Only a few dozen shops remain

However, a short visit to Tel Rumeida and its environs suffices to confirm that what is happening there is very far from an ordinary dispute between neighbors, and that the policy implemented by the Israel Defense Forces in areas where settlers live has led, in fact, to the demise of Palestinian life in the area. The IDF prohibits the Palestinian families living there from moving around the area in vehicles, a prohibition that extends as well to other quarters of Hebron where settlers live. And Palestinians from other neighborhoods, or from outside Hebron altogether, are prohibited by the IDF from entering these areas even by foot. Thus total social isolation has been imposed on the Palestinians who still reside in areas around the settlers' houses.

The city was divided in the 1998 Hebron agreement. Most of it was handed over to the full responsibility of the Palestinian Authority, but Israel retained security responsibilty for a small part of it, where today some 400 Jewish settlers and about 30,000 Palestinians live. This part of Hebron, which surrounds the Tomb of the Patriarchs, was until 1998 the commercial and social heart of Palestinian Hebron. For decades, the Casbah, which is adjacent to the Tomb of the Patriarchs, and the streets around it constituted a huge market that supported thousands of families and provided varied services to the villages of the entire large rural area surrounding Hebron. All this died out entirely in the wake of the prohibitions on movement that the IDF has imposed in recent years. In the Casbah, where in the past many hundreds of shops had been active, only a very few dozen remain. In the afternoon hours of Thursday of this week, for example, the lanes of the Casbah were nearly deserted with only a few shoppers moving among the small number of shops that have not yet been abandoned.

The scene outside the Casbah, in the huge commercial area that used to surround the buildings where the setters live, is much bleaker.
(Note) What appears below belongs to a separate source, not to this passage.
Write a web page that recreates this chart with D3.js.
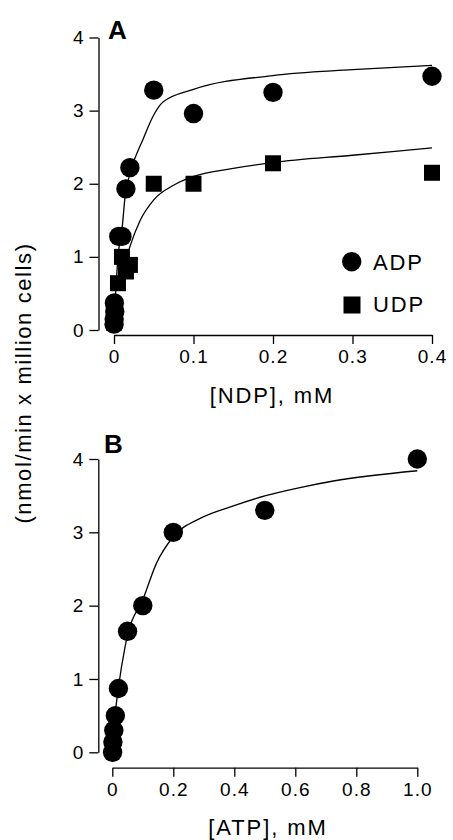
<!DOCTYPE html>
<html>
<head>
<meta charset="utf-8">
<script src="https://cdn.jsdelivr.net/npm/d3@7"></script>
<style>
  body { margin: 0; background: #fff; }
  svg { display: block; font-family: "Liberation Sans", Arial, Helvetica, sans-serif; }
</style>
</head>
<body>
<svg id="chart" width="453" height="840"></svg>
<script>
'use strict';

// values: [concentration mM, rate]
const adpPoints = [[0.0001, 0.08], [0.0002, 0.15], [0.001, 0.25], [0.0005, 0.37], [0.006, 1.28], [0.01, 1.28],
    [0.015, 1.93], [0.02, 2.22], [0.05, 3.28], [0.1, 2.96], [0.2, 3.25], [0.4, 3.47]];
const udpPoints = [[0.0001, 0.1], [0.0005, 0.2], [0.005, 0.64], [0.01, 1.0], [0.015, 0.8], [0.02, 0.89],
    [0.05, 2.0], [0.1, 2.0], [0.2, 2.28], [0.4, 2.15]];
const atpPoints = [[0.001, 0.0], [0.002, 0.14], [0.005, 0.3], [0.01, 0.5], [0.02, 0.87], [0.05, 1.65],
    [0.1, 2.0], [0.2, 3.0], [0.5, 3.3], [1.0, 4.0]];

// fitted lines
const adpFit = [[0.001, 0.3], [0.005, 1.0], [0.01, 1.37], [0.014, 1.83], [0.021, 2.17], [0.037, 2.62],
    [0.049, 2.92], [0.062, 3.12], [0.1, 3.29], [0.2, 3.48], [0.3, 3.56], [0.4, 3.62]];
const udpFit = [[0.01, 0.78], [0.016, 1.0], [0.02, 1.14], [0.033, 1.5], [0.05, 1.78], [0.075, 1.98],
    [0.1, 2.1], [0.15, 2.21], [0.2, 2.29], [0.3, 2.39], [0.4, 2.49]];
const atpFit = [[0.003, 0.25], [0.01, 0.55], [0.02, 0.88], [0.042, 1.44], [0.05, 1.6], [0.1, 2.08],
    [0.145, 2.58], [0.2, 2.94], [0.288, 3.19], [0.397, 3.36], [0.503, 3.5], [0.615, 3.61],
    [0.725, 3.7], [1.0, 3.84]];

const ndpTicks = [0, 0.1, 0.2, 0.3, 0.4];
const atpTicks = [0, 0.2, 0.4, 0.6, 0.8, 1.0];
const rateTicks = [0, 1, 2, 3, 4];

const svg = d3.select("#chart");
const fmtTick = d => d === 0 ? "0" : d3.format(".1f")(d);

function drawPanel(p) {
    const x = d3.scaleLinear().domain(p.xDomain).range(p.xRange);
    const y = d3.scaleLinear().domain([0, 4]).range(p.yRange);
    const g = svg.append("g");

    const yAxis = g.append("g")
        .attr("transform", `translate(${p.yAxisX},0)`)
        .call(d3.axisLeft(y).tickValues(rateTicks).tickFormat(d3.format("d"))
            .tickSize(9).tickSizeOuter(0).tickPadding(5));
    const xAxis = g.append("g")
        .attr("transform", `translate(0,${p.xAxisY})`)
        .call(d3.axisBottom(x).tickValues(p.ticks).tickFormat(fmtTick)
            .tickSize(9).tickSizeOuter(0).tickPadding(6));

    [yAxis, xAxis].forEach(a => {
        a.attr("font-family", null).attr("font-size", 19);
        a.selectAll("path, line").attr("stroke", "#000").attr("stroke-width", 1.3);
        a.selectAll("text").attr("fill", "#000").style("letter-spacing", "1px");
    });

    const line = d3.line().x(d => x(d[0])).y(d => y(d[1])).curve(d3.curveMonotoneX);
    p.fits.forEach(f => {
        g.append("path").attr("d", line(f))
            .attr("fill", "none").attr("stroke", "#000").attr("stroke-width", 1.3);
    });

    if (p.squares) {
        g.selectAll(".sq").data(p.squares).join("rect")
            .attr("x", d => x(d[0]) - 8).attr("y", d => y(d[1]) - 8)
            .attr("width", 16).attr("height", 16).attr("fill", "#000");
    }
    g.selectAll(".dot").data(p.circles).join("circle")
        .attr("cx", d => x(d[0])).attr("cy", d => y(d[1]))
        .attr("r", 9.7).attr("fill", "#000");

    g.append("text")
        .attr("x", p.letterPos[0]).attr("y", p.letterPos[1])
        .attr("font-size", 26).attr("font-weight", "bold")
        .text(p.letter);

    g.append("text")
        .attr("x", p.titlePos[0]).attr("y", p.titlePos[1])
        .attr("text-anchor", "middle")
        .attr("font-size", 22).style("letter-spacing", "1.9px")
        .text(p.title);
}

drawPanel({
    xDomain: [0, 0.4], xRange: [114, 432], yRange: [330, 37.5],
    yAxisX: 98.5, xAxisY: 335, ticks: ndpTicks,
    circles: adpPoints, squares: udpPoints, fits: [adpFit, udpFit],
    letter: "A", letterPos: [108, 38.5],
    title: "[NDP], mM", titlePos: [272, 403]
});

drawPanel({
    xDomain: [0, 1.0], xRange: [112.3, 417.3], yRange: [752.3, 459],
    yAxisX: 98.3, xAxisY: 767.7, ticks: atpTicks,
    circles: atpPoints, fits: [atpFit],
    letter: "B", letterPos: [104, 453],
    title: "[ATP], mM", titlePos: [268, 835]
});

// legend for panel A
const legend = svg.append("g").attr("font-size", 22).style("letter-spacing", "1.9px");
legend.append("circle").attr("cx", 351.7).attr("cy", 261.7).attr("r", 9.7).attr("fill", "#000");
legend.append("text").attr("x", 373).attr("y", 270).text("ADP");
legend.append("rect").attr("x", 343.5).attr("y", 296.5).attr("width", 17).attr("height", 17).attr("fill", "#000");
legend.append("text").attr("x", 373).attr("y", 312).text("UDP");

// shared y label
svg.append("text")
    .attr("transform", "translate(31,383) rotate(-90)")
    .attr("text-anchor", "middle")
    .attr("font-size", 22).style("letter-spacing", "1.6px")
    .text("(nmol/min x million cells)");
</script>
</body>
</html>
The entire quarter, which is comprised of many streets that until about a decade ago were vibrant and lively and thronged with people, has become a ghost town, which looks as though it is a cardboard movie set. The thousands of shops, workshops, offices and business centers that were active there for decades and formed the center of Hebron have been abandoned and closed. Cars do not travel on the roads, pedestrians do not walk on the sidewalks and the glass in the windows in the upper stories of the buildings is shattered. The gas station has been dismantled and it too is abandoned. Only a few faded signs that have not yet been ripped out testify to what had been there in the past. Next to Beit Romano, one of the settlers' buildings in the town, it is possible to make out, for example, the sign that Dr. Muhammad Tamimi, General Practitioner, hung at the entrance to his clinic to announce his reception hours. Further along the street, one can still see the sign of the Halil al Rahman Travel Agency, which specialized in organizing pilgrimage trips to Mecca. Not far from there is the sign of the pharmacy that was managed by Dr. Idris al Keisi. Across from there, on the iron door of what was once the office of the Al Andalus Taxi stand, it now says, in big, black Hebrew letters: "Death to the Arabs."